Here's the Barron's reference to INFM:
<Up and Down Wall Street, Part 2 December 6, 1999
Avner Mandelman is not your usual investment dude. He operates out of Toronto, is an engineer by training and a money maker by inclination. His professional vita includes stints running the research department of three Toronto brokerage firms. His specialty is technology. And at the start of this year, he launched a hedge fund (or, as he prefers to call it, performance fund), with a modest amount of money but a lot of smarts and it is up something over 50%. Avner, we should note, is not a big fan of leverage.
He also likes Infinium Software, whose shares sell for around 5 1/2 . The company wound up last fiscal year, ended September, in the red.
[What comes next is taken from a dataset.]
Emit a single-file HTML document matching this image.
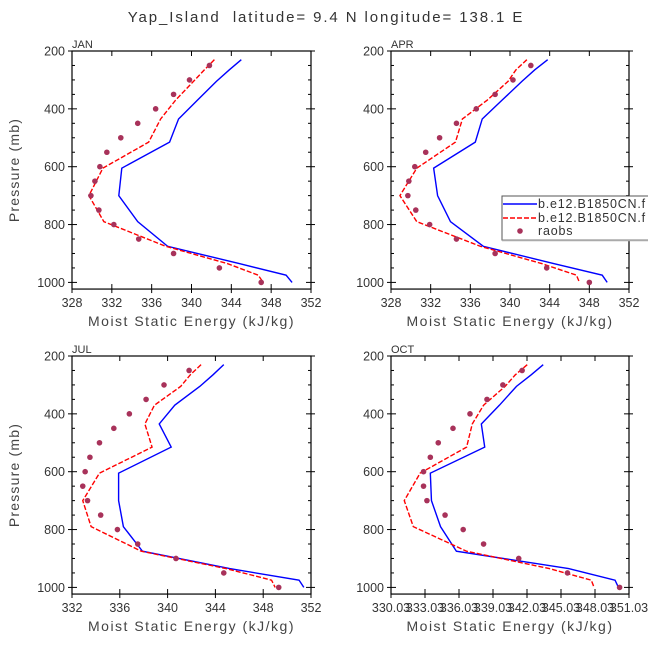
<!DOCTYPE html>
<html><head><meta charset="utf-8"><style>
body{margin:0;background:#fff;}
svg{display:block;font-family:"Liberation Sans",sans-serif;}
</style></head><body>
<svg id="chart" width="648" height="649">
<text x="326" y="22" text-anchor="middle" font-size="15" letter-spacing="1.9" fill="#333" style="white-space:pre">Yap_Island  latitude= 9.4 N longitude= 138.1 E</text>
</svg>
<script>
const modelLevels=[230,265,305,370,435,515,605,700,790,875,935,975,1000];
const obsLevels=[250,300,350,400,450,500,550,600,650,700,750,800,850,900,950,1000];
const yTicks=[200,400,600,800,1000];
const panelNames=["JAN","APR","JUL","OCT"];
const janModel1=[345.0,343.8,342.5,340.6,338.7,337.8,333.0,332.7,334.6,337.6,344.8,349.5,350.1];
const janModel2=[342.3,341.3,340.2,338.4,336.9,335.7,331.1,329.7,331.2,337.4,343.6,346.7,347.2];
const janObs=[341.8,339.8,338.2,336.4,334.6,332.9,331.5,330.8,330.3,329.9,330.7,332.2,334.7,338.2,342.8,347.0];
const aprModel1=[343.8,342.5,341.2,339.2,337.2,336.5,332.3,332.7,334.0,337.3,344.4,349.3,349.8];
const aprModel2=[341.7,340.6,339.8,337.7,335.2,334.5,330.6,328.9,330.6,337.0,343.2,346.7,347.0];
const aprObs=[342.1,340.3,338.5,336.6,334.6,332.9,331.5,330.4,329.8,329.7,330.5,331.9,334.6,338.5,343.7,348.0];
const julModel1=[344.7,343.8,342.7,340.6,339.3,340.3,335.9,335.9,336.3,337.9,345.2,351.0,351.4];
const julModel2=[342.8,341.9,341.1,338.9,338.1,338.7,334.3,332.9,333.6,337.8,344.9,348.7,349.0];
const julObs=[341.8,339.7,338.2,336.8,335.5,334.3,333.5,333.1,332.9,333.3,334.4,335.8,337.5,340.7,344.7,349.3];
const octModel1=[343.46,342.4,341.1,339.6,338.0,338.3,333.5,333.6,334.4,335.8,345.7,349.8,350.1];
const octModel2=[342.05,341.0,340.1,338.2,337.2,336.7,332.6,331.2,332.0,336.7,344.0,347.7,347.95];
const octObs=[341.6,339.9,338.5,337.0,335.5,334.2,333.5,332.9,332.9,333.2,334.8,336.4,338.2,341.3,345.6,350.2];
const janX=[328,332,336,340,344,348,352];
const aprX=[328,332,336,340,344,348,352];
const julX=[332,336,340,344,348,352];
const octX=[330.03,333.03,336.03,339.03,342.03,345.03,348.03,351.03];

const NS="http://www.w3.org/2000/svg";
const svg=document.getElementById("chart");
function mk(tag,attrs,parent){const e=document.createElementNS(NS,tag);for(const k in attrs)e.setAttribute(k,attrs[k]);(parent||svg).appendChild(e);return e;}

const panels=[
 {name:panelNames[0],L:72,R:311,T:51,m1:janModel1,m2:janModel2,ob:janObs,xt:janX,dec:0,yl:true},
 {name:panelNames[1],L:391,R:629,T:51,m1:aprModel1,m2:aprModel2,ob:aprObs,xt:aprX,dec:0,yl:false},
 {name:panelNames[2],L:72,R:311,T:356,m1:julModel1,m2:julModel2,ob:julObs,xt:julX,dec:0,yl:true},
 {name:panelNames[3],L:391,R:629,T:356,m1:octModel1,m2:octModel2,ob:octObs,xt:octX,dec:2,yl:false}
];
panels.forEach(p=>{
 const g=mk("g",{});
 
 
 const x0=p.xt[0],x1=p.xt[p.xt.length-1];
 const sx=v=>p.L+(v-x0)/(x1-x0)*(p.R-p.L);
 const py=0.28925;
 const sy=v=>p.T+(v-200)*py;
 const B=sy(1023);
 const fr=mk("rect",{x:p.L,y:p.T,width:p.R-p.L,height:B-p.T,fill:"none",stroke:"#000","stroke-width":1.2},g);
 
 
 const t=mk("text",{x:p.L,y:p.T-3,"font-size":11,fill:"#333"},g);t.textContent=p.name;
 
 
 for(let v=200;v<=1000;v+=50){
  const y=sy(v);const major=yTicks.includes(v);
  mk("line",{x1:p.L-(major?4:0),x2:p.L+(major?5:3),y1:y,y2:y,stroke:"#000"},g);
  mk("line",{x1:p.R+(major?4:0),x2:p.R-(major?5:3),y1:y,y2:y,stroke:"#000"},g);
 }
 yTicks.forEach(v=>{const tx=mk("text",{x:p.L-7,y:sy(v)+4.5,"text-anchor":"end","font-size":12.5,fill:"#333"},g);tx.textContent=v;
  
  });
 p.xt.forEach(v=>{const x=sx(v);
  mk("line",{x1:x,x2:x,y1:B-5,y2:B+4,stroke:"#000"},g);
  mk("line",{x1:x,x2:x,y1:p.T,y2:p.T+5,stroke:"#000"},g);
  const tx=mk("text",{x:x,y:B+18,"text-anchor":"middle","font-size":12.5,fill:"#333"},g);tx.textContent=v.toFixed(p.dec);
  
  });
 const xt=mk("text",{x:(p.L+p.R)/2,y:B+37,"text-anchor":"middle","font-size":14,"letter-spacing":1.5,fill:"#444"},g);xt.textContent="Moist Static Energy (kJ/kg)";
 
 
 if(p.yl){const yt=mk("text",{x:19,y:(p.T+B)/2,"text-anchor":"middle","font-size":14,"letter-spacing":1.2,fill:"#444",transform:"rotate(-90 19 "+((p.T+B)/2)+")"},g);yt.textContent="Pressure (mb)";
  
  }
 const l1=mk("polyline",{points:p.m1.map((v,i)=>sx(v)+","+sy(modelLevels[i])).join(" "),fill:"none",stroke:"#0000ff","stroke-width":1.4},g);
 
 
 const l2=mk("polyline",{points:p.m2.map((v,i)=>sx(v)+","+sy(modelLevels[i])).join(" "),fill:"none",stroke:"#ff0000","stroke-width":1.4,"stroke-dasharray":"5,2"},g);
 
 
 p.ob.forEach((v,i)=>{const c=mk("circle",{cx:sx(v),cy:sy(obsLevels[i]),r:2.8,fill:"#a8325a"},g);
  
  });
});
const lg=mk("g",{});


mk("rect",{x:502,y:196,width:160,height:44,fill:"#fff",stroke:"#555","stroke-width":1},lg);
mk("line",{x1:502,x2:660,y1:240.5,y2:240.5,stroke:"#aaa","stroke-width":1.5},lg);
mk("line",{x1:503,x2:537,y1:204,y2:204,stroke:"#0000ff","stroke-width":1.4},lg);
mk("line",{x1:503,x2:537,y1:218,y2:218,stroke:"#ff0000","stroke-width":1.4,"stroke-dasharray":"5,2"},lg);
mk("circle",{cx:520,cy:231,r:2.8,fill:"#a8325a"},lg);
[["b.e12.B1850CN.f",208],["b.e12.B1850CN.f",222],["raobs",235]].forEach((d,i)=>{const t=mk("text",{x:538,y:d[1],"font-size":12.5,"letter-spacing":0.8,fill:"#333"},lg);t.textContent=d[0];
 
 });
</script>
</body></html>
Which he blames on some bum management decisions, "loss of focus" (which may have something to do with those bum decisions) and product transition (the tech equivalent of the weather).
Avner reports that the old CEO, who owns 20% of the stock, has returned to the helm, closed down some losing product lines and is busily "Webizing" Infinium's chief product, which is software for financial management, materials management and business intelligence (which may or may not be an oxymoron). The company's expertise is in what Avner calls "the AS/400 operating system environment." Infinium has 1,800 customers around the globe and boasts a 90% retention rate.
Revenues work out to about $8.80 a share, and the balance sheet, Avner avers, is "ironclad," with over $3.50 a share in cash. In other words, he reckons, you're buying the stock, in effect, for $2 a share. Cash flow, incidentally, is 80 cents a share.
Avner thinks the company will be back in the black this new fiscal year. He sees Infinium's $1.60 a share investment in R&D paying off to the tune of $1 a share in earnings within two years. And he modestly expects at least a double in the stock.